The paper includes an array of such anecdotes.

Researchers used an evolutionary algorithm to sort numbers, but the evaluation code merely checked that the algorithm returned any sorted list instead of ensuring that it sorted the numbers that were given.

The agent returned an empty list for every input and got full marks since an empty list is in sorted order.

In another case, computer scientists and physicists collaborated to find better carbon nanostructures.

An evolutionary algorithm suggested a molecule where all the carbon atoms were stacked in the exact same position in space, something not explicitly ruled out in the simulation but impossible in the real world.

Physicists blamed the computer scientists for producing an impossible configuration, while the computer scientists blamed the physicists for a faulty simulation model. The cross-discipline collaboration collapsed shortly afterward.

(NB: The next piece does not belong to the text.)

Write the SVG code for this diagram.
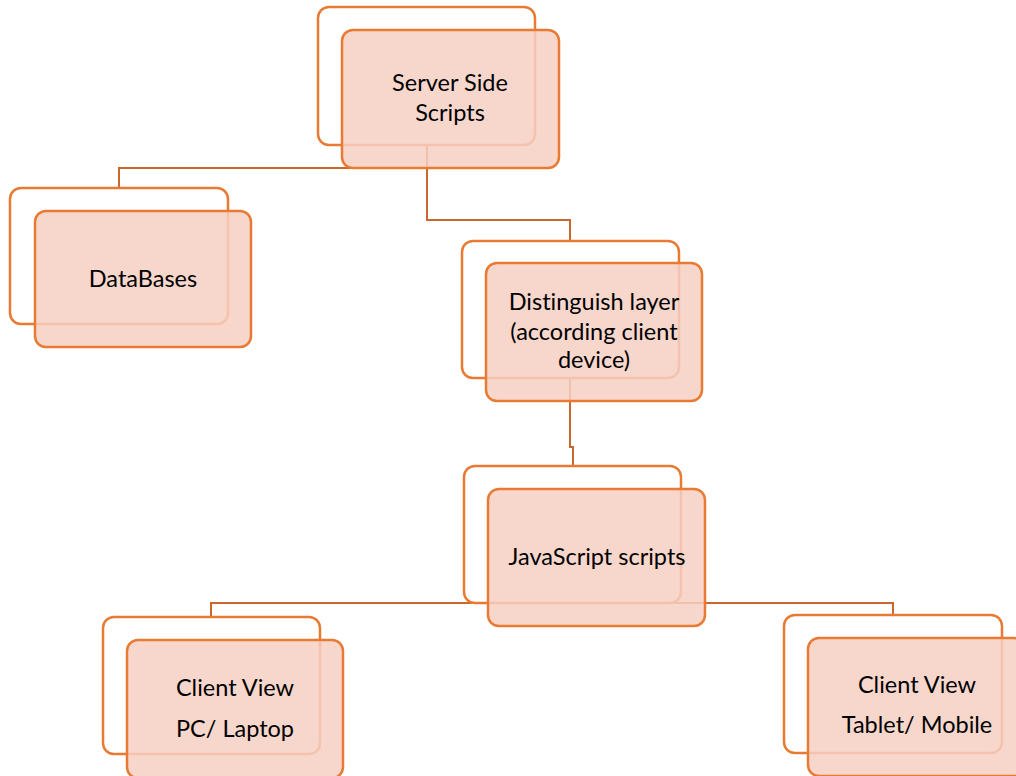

Though these stories seem frivolous in hindsight, it is actually extremely hard to specify a good reward function that isn’t vulnerable to Goodhart’s law.

Implications for AI Safety

Stories above about “toy” simulations gone wrong suddenly become causes for extreme concern if agents deviate significantly from expected behavior in the real world.

In one airplane landing simulation, an evolutionary algorithm applied extremely large forces to the airplane and triggered a bug, causing the simulation to overflow and claim impossibly good results for dangerous behavior.

Containment thus seems pretty important. Never release a black box optimizer directly into the wild without having high confidence in its expected behavior.